GUIDING PRINCIPLES FOR OUR IMPACT AWARD
The ninety-nine girlfriend process for grantmaking has been revised based on feedback from prior year applicants. We have updated the Letter of Intent (LOI) form. The cover sheet asks for basic information and you have no more than two pages to fill out, answering five narrative questions. We have added a page limit to our Request for Proposal (RFP) guidelines and condensed our questions. The 15 semi-finalists will have ten pages to answer the questions (vs. the unlimited format last year). The financial materials request is the same as last year and we will continue to do the site visits for all the semi-finalists.
Our grant review team members are volunteers and bring a variety of expertise to their grant application deliberations. In addition to the eligibility criteria, our teams use the following principles as their guide to decision making.
1. Transformational impact. Our awards positively affect the lives of many people broadly, or a smaller number of people very deeply.
2. Responsiveness. We support activities that respond to a critical need, or provide an innovative approach to a time-worn problem.
3. Meaningful contribution. We want our Impact Award funds to be a primary catalyst to advance the work, not just a small portion of the funding.
4. Initiative and risk-taking. Our grant making actively encourages bold ideas and leadership.

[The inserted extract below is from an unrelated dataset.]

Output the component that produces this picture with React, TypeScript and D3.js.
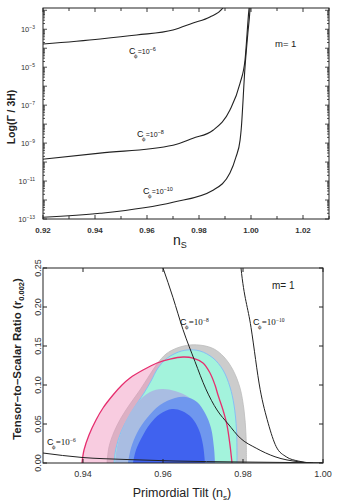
import React from 'react';
import * as d3 from 'd3';

const SANS = "'Liberation Sans', Arial, Helvetica, sans-serif";
const SERIF = "'Liberation Serif', 'Times New Roman', serif";

// ---- top panel: log10(Γ/3H) vs n_s ----
const topNs6 = [0.92, 0.942, 0.956, 0.97, 0.9777, 0.9842, 0.9892, 0.9905];
const topLog6 = [-3.78, -3.51, -3.3, -3.04, -2.67, -2.35, -1.88, -1.6];
const topNs8 = [0.92, 0.9419, 0.97, 0.9777, 0.9854, 0.9919, 0.9958, 0.9977, 0.9992, 0.9996];
const topLog8 = [-9.85, -9.53, -9.11, -8.74, -8.32, -7.26, -5.84, -4.62, -1.98, -1.5];
const topNs10 = [0.92, 0.9419, 0.97, 0.9854, 0.9919, 0.9942, 0.9958, 0.9962, 0.9977, 0.9988, 0.9996, 0.9998];
const topLog10 = [-12.91, -12.7, -12.12, -11.48, -10.58, -9.74, -8.84, -8.32, -4.99, -3.2, -1.98, -1.5];
const topXTicks = [0.92, 0.94, 0.96, 0.98, 1.0, 1.02];
const topExpLabels = [-3, -5, -7, -9, -11, -13];

// ---- bottom panel: r vs n_s ----
const botNs6 = [0.93, 0.93975, 0.95075, 0.9625, 0.97925, 0.99425, 1.0];
const botR6 = [0.0128, 0.0071, 0.0045, 0.0026, 0.0013, 0.0005, 0.0003];
const botNs8 = [0.9593, 0.96, 0.9625, 0.965, 0.968, 0.9707, 0.9735, 0.9763, 0.9793, 0.9833, 0.988, 0.994, 0.9975];
const botR8 = [0.26, 0.25, 0.212, 0.171, 0.13, 0.095, 0.068, 0.05, 0.032, 0.019, 0.008, 0.0015, 0];
const botNs10 = [0.9793, 0.9795, 0.982, 0.9843, 0.9863, 0.9883, 0.9908, 0.9938, 0.997];
const botR10 = [0.26, 0.25, 0.174, 0.094, 0.051, 0.021, 0.008, 0.0025, 0];

// contours (n_s, r)
const grayNs = [0.946, 0.9465, 0.94775, 0.9495, 0.95175, 0.95425, 0.9565, 0.9585, 0.96075, 0.9635, 0.96675, 0.97, 0.97275, 0.97525, 0.9775, 0.97925, 0.98025, 0.98075, 0.98088];
const grayR = [0, 0.0205, 0.0397, 0.0577, 0.0756, 0.0936, 0.1115, 0.1269, 0.1397, 0.1474, 0.1513, 0.1506, 0.1462, 0.1359, 0.1192, 0.0962, 0.068, 0.0359, 0];
const pinkNs = [0.93975, 0.94025, 0.9415, 0.94325, 0.945, 0.9475, 0.94975, 0.95175, 0.955, 0.9585, 0.96175, 0.965, 0.9675, 0.97, 0.97175, 0.973, 0.97375, 0.975, 0.976, 0.97675, 0.97725];
const pinkR = [0, 0.0167, 0.0359, 0.0551, 0.0705, 0.0872, 0.1, 0.109, 0.1192, 0.1282, 0.1333, 0.1359, 0.1346, 0.1282, 0.1154, 0.1, 0.0872, 0.068, 0.0487, 0.023, 0];
const cyanNs = [0.94775, 0.94825, 0.9495, 0.95125, 0.95325, 0.95525, 0.957, 0.95875, 0.96075, 0.96325, 0.966, 0.96925, 0.9725, 0.975, 0.97675, 0.97775, 0.97838, 0.9785];
const cyanR = [0, 0.0192, 0.0397, 0.0577, 0.0744, 0.0897, 0.1051, 0.1218, 0.1333, 0.141, 0.1449, 0.1436, 0.1346, 0.1192, 0.0974, 0.0744, 0.0423, 0];
const steelNs = [0.948, 0.9485, 0.94975, 0.9515, 0.95375, 0.95675, 0.95975, 0.963, 0.96675, 0.9695, 0.971, 0.9715];
const steelR = [0, 0.0205, 0.0423, 0.0615, 0.0782, 0.091, 0.0949, 0.0923, 0.0833, 0.0654, 0.0397, 0];
const midNs = [0.95125, 0.952, 0.9535, 0.956, 0.95925, 0.963, 0.96575, 0.9685, 0.9705, 0.972, 0.97275, 0.973];
const midR = [0, 0.0192, 0.0385, 0.0577, 0.0744, 0.0833, 0.0846, 0.0782, 0.0641, 0.0449, 0.0192, 0];
const darkNs = [0.9525, 0.95325, 0.95475, 0.95675, 0.95925, 0.96225, 0.96475, 0.96725, 0.969, 0.97, 0.9705];
const darkR = [0, 0.0167, 0.0333, 0.05, 0.0628, 0.0692, 0.0667, 0.0577, 0.0423, 0.0231, 0];
const botXTicks = [0.94, 0.96, 0.98, 1.0];
const botYTicks = [0, 0.05, 0.1, 0.15, 0.2, 0.25];

const tx = d3.scaleLinear().domain([0.92, 1.03]).range([43, 329]);
const ty = d3.scaleLog().domain([1e-13, Math.pow(10, -1.88)]).range([219, 8]);
const bx = d3.scaleLinear().domain([0.93, 1.0]).range([43, 323]);
const by = d3.scaleLinear().domain([0, 0.25]).range([463, 268]);

const topLine = d3.line<[number, number]>()
  .x(d => tx(d[0])).y(d => ty(Math.pow(10, d[1])))
  .curve(d3.curveMonotoneX);
const botLine = d3.line<[number, number]>()
  .x(d => bx(d[0])).y(d => by(d[1]))
  .curve(d3.curveMonotoneX);
const blob = d3.line<[number, number]>()
  .x(d => bx(d[0])).y(d => by(d[1]))
  .curve(d3.curveCatmullRom.alpha(0.5));

const pairs = (a: number[], b: number[]) => d3.zip(a, b) as [number, number][];
const contour = (a: number[], b: number[]) => blob(pairs(a, b)) + 'Z';

function CLabel({ x, y, exp, serif }: { x: number; y: number; exp: string; serif?: boolean }) {
  return (
    <text x={x} y={y} fontFamily={SANS} fontSize={9} fill="#111">
      C
      <tspan dx={-1.5} dy={3.5} fontSize={6.5} fontFamily={SERIF}>ϕ</tspan>
      <tspan dx={0.3} dy={-3.5} fontSize={serif ? 9 : 7} fontFamily={serif ? SERIF : SANS}>=10</tspan>
      <tspan dy={-3.5} fontSize={5.5} fontFamily={serif ? SERIF : SANS}>{exp}</tspan>
    </text>
  );
}

function TopPanel() {
  const minorX = d3.range(92, 104).map(v => v / 100);
  const logTicks: { v: number; major: boolean }[] = [];
  for (let e = -13; e <= -2; e++) {
    for (let k = 1; k <= 9; k++) {
      const v = k * Math.pow(10, e);
      if (v >= 1e-13 && v <= Math.pow(10, -1.88)) logTicks.push({ v, major: k === 1 });
    }
  }
  const [x0, x1] = tx.range();
  const [y0, y1] = ty.range();
  return (
    <g>
      <defs>
        <clipPath id="clipTop"><rect x={x0} y={y1} width={x1 - x0} height={y0 - y1} /></clipPath>
      </defs>
      <g clipPath="url(#clipTop)" fill="none" stroke="#222" strokeWidth={1.1}>
        <path d={topLine(pairs(topNs6, topLog6)) || ''} />
        <path d={topLine(pairs(topNs8, topLog8)) || ''} />
        <path d={topLine(pairs(topNs10, topLog10)) || ''} />
      </g>
      <rect x={x0} y={y1} width={x1 - x0} height={y0 - y1} fill="none" stroke="#222" strokeWidth={1} />
      {minorX.map(v => {
        const major = topXTicks.some(t => Math.abs(t - v) < 1e-6);
        const l = major ? 4 : 3;
        return (
          <g key={v} stroke="#222" strokeWidth={0.9}>
            <line x1={tx(v)} x2={tx(v)} y1={y0} y2={y0 - l} />
            <line x1={tx(v)} x2={tx(v)} y1={y1} y2={y1 + l} />
          </g>
        );
      })}
      {logTicks.map(t => {
        const l = t.major ? 4 : 2;
        return (
          <g key={t.v} stroke="#222" strokeWidth={0.8}>
            <line x1={x0} x2={x0 + l} y1={ty(t.v)} y2={ty(t.v)} />
            <line x1={x1} x2={x1 - l} y1={ty(t.v)} y2={ty(t.v)} />
          </g>
        );
      })}
      {topXTicks.map(v => (
        <text key={v} x={tx(v)} y={233} textAnchor="middle" fontFamily={SANS} fontSize={8} fontWeight="bold" fill="#333">
          {d3.format('.2f')(v)}
        </text>
      ))}
      {topExpLabels.map(e => (
        <text key={e} x={35} y={ty(Math.pow(10, e)) + 3} textAnchor="end" fontFamily={SANS} fontSize={7.5} fill="#333">
          10<tspan dy={-3} fontSize={5}>{'−' + (-e)}</tspan>
        </text>
      ))}
      <text transform="translate(15,117) rotate(-90)" textAnchor="middle" fontFamily={SANS} fontSize={10.5} fontWeight="bold" fill="#222">
        Log(Γ / 3H)
      </text>
      <text x={173} y={245} fontFamily={SANS} fontSize={14} fill="#222">
        n<tspan dy={3} fontSize={9}>S</tspan>
      </text>
      <text x={275} y={47} fontFamily={SANS} fontSize={9.5} fill="#222">m= 1</text>
      <CLabel x={129} y={54} exp="−6" />
      <CLabel x={137} y={137} exp="−8" />
      <CLabel x={143} y={194} exp="−10" />
    </g>
  );
}

function BottomPanel() {
  const [x0, x1] = bx.range();
  const [y0, y1] = by.range();
  return (
    <g>
      <defs>
        <clipPath id="clipBot"><rect x={x0} y={y1} width={x1 - x0} height={y0 - y1} /></clipPath>
      </defs>
      <g clipPath="url(#clipBot)">
        <path d={contour(grayNs, grayR)} fill="#cccccc" stroke="#bcbcbc" strokeWidth={0.8} />
        <path d={contour(pinkNs, pinkR)} fill="#ef8fbb" fillOpacity={0.45} />
        <path d={contour(cyanNs, cyanR)} fill="#a3f3dc" stroke="#86c0f5" strokeWidth={1} />
        <path d={contour(steelNs, steelR)} fill="#a9bde2" />
        <path d={contour(midNs, midR)} fill="#6f97ee" />
        <path d={contour(darkNs, darkR)} fill="#4062ef" />
        <path d={blob(pairs(pinkNs, pinkR)) || ''} fill="none" stroke="#e62e6e" strokeWidth={1.3} />
        <g fill="none" stroke="#222" strokeWidth={1}>
          <path d={botLine(pairs(botNs6, botR6)) || ''} />
          <path d={botLine(pairs(botNs8, botR8)) || ''} />
          <path d={botLine(pairs(botNs10, botR10)) || ''} />
        </g>
      </g>
      <rect x={x0} y={y1} width={x1 - x0} height={y0 - y1} fill="none" stroke="#222" strokeWidth={1} />
      {botXTicks.map(v => (
        <g key={v}>
          <line x1={bx(v)} x2={bx(v)} y1={y0} y2={y0 - 4} stroke="#222" />
          <line x1={bx(v)} x2={bx(v)} y1={y1} y2={y1 + 4} stroke="#222" />
          <text x={bx(v)} y={477} textAnchor="middle" fontFamily={SANS} fontSize={9} fill="#333">
            {d3.format('.2f')(v)}
          </text>
        </g>
      ))}
      {botYTicks.map(v => (
        <g key={v}>
          <line x1={x0} x2={x0 + 4} y1={by(v)} y2={by(v)} stroke="#222" />
          <line x1={x1} x2={x1 - 4} y1={by(v)} y2={by(v)} stroke="#222" />
          <text transform={`translate(41,${by(v)}) rotate(-90)`} textAnchor="middle" fontFamily={SANS} fontSize={9} fill="#333">
            {d3.format('.2f')(v)}
          </text>
        </g>
      ))}
      <text transform="translate(21,359) rotate(-90)" textAnchor="middle" fontFamily={SANS} fontSize={11.5} fontWeight="bold" fill="#222">
        Tensor–to–Scalar Ratio (r<tspan dy={3} fontSize={7.5}>0.002</tspan><tspan dy={-3}>)</tspan>
      </text>
      <text x={182} y={497} textAnchor="middle" fontFamily={SANS} fontSize={12.5} fill="#222">
        Primordial Tilt (n<tspan dy={3} fontSize={8}>s</tspan><tspan dy={-3}>)</tspan>
      </text>
      <text x={272} y={289} fontFamily={SANS} fontSize={10} fill="#222">m= 1</text>
      <CLabel x={180} y={325} exp="−8" serif />
      <CLabel x={253} y={325} exp="−10" serif />
      <CLabel x={47} y={445} exp="−6" serif />
    </g>
  );
}

export default function App() {
  return (
    <svg width={346} height={504} style={{ position: 'absolute', left: 0, top: 0, background: '#fff' }}>
      <TopPanel />
      <BottomPanel />
    </svg>
  );
}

5. Promising Approaches. We value approaches that are supported by evidence -- whether that evidence comes from deep experience in a community or field, evaluation research, or other assessments informing your work.
6. Demonstrated capacity for implementation. We support organizations that have a track record of effective action.
7. Learning Orientation. We invest in organizations that demonstrate skill at creating, acquiring and transferring knowledge and insights.
8. Inclusion. We support activities that advance equity by including the voices of constituents in their planning and leadership.
9. Nondiscrimination. We do not discriminate on the basis of ethnicity, color, religion, gender, gender identity or expression, sexual orientation, physical circumstances, age, status as a veteran, or national origin. Grantees must hold similar standards. Requests from organizations known to have discriminatory policies will not be considered.
Proposals respond to a demonstrated need in one of five focus areas. We use these focus area categories to structure our review process. Often, a proposal can fall into more than one area. It’s the applicant's decision which focus area that best reflects the intent of their project.
Arts & Culture — Initiatives that enhance opportunities for creative expression to strengthen social fabric, highlight social issues, and engage specific constituencies in arts or arts education, broadly defined to include: visual arts, theater/performance, dance, cultural arts, music, film, media, design, humanities and the study and application of the arts to the human environment.
Education — Initiatives that further the ability to educate and improve education in our region for children and adults; formal and out-of-school learning, teacher education; school or curriculum reform; literacy; workforce development; college and career readiness; services to help at-risk learners achieve educational goals.
Environment & Sustainability — Initiatives that improve, preserve, or revitalize urban spaces, natural resources, and/or facilities; promote the resiliency and welfare of natural habitats; or encourage research, public awareness, or education relating to ecosystems or the environment.
Family & Human Services — Initiatives to address needs that put at risk the quality of lives of children, adults, or families or contribute to maximizing the safety and success of all people living in our community; focusing on prevention as well as remediation of problems; improving systems and providing equitable access to resources.
Health & Wellness — Initiatives that positively impact health and wellness of people in the region; including endeavors focused on wellness, access to care, health equity, coordination of behavioral, physical and mental health services, and addressing social determinants of health.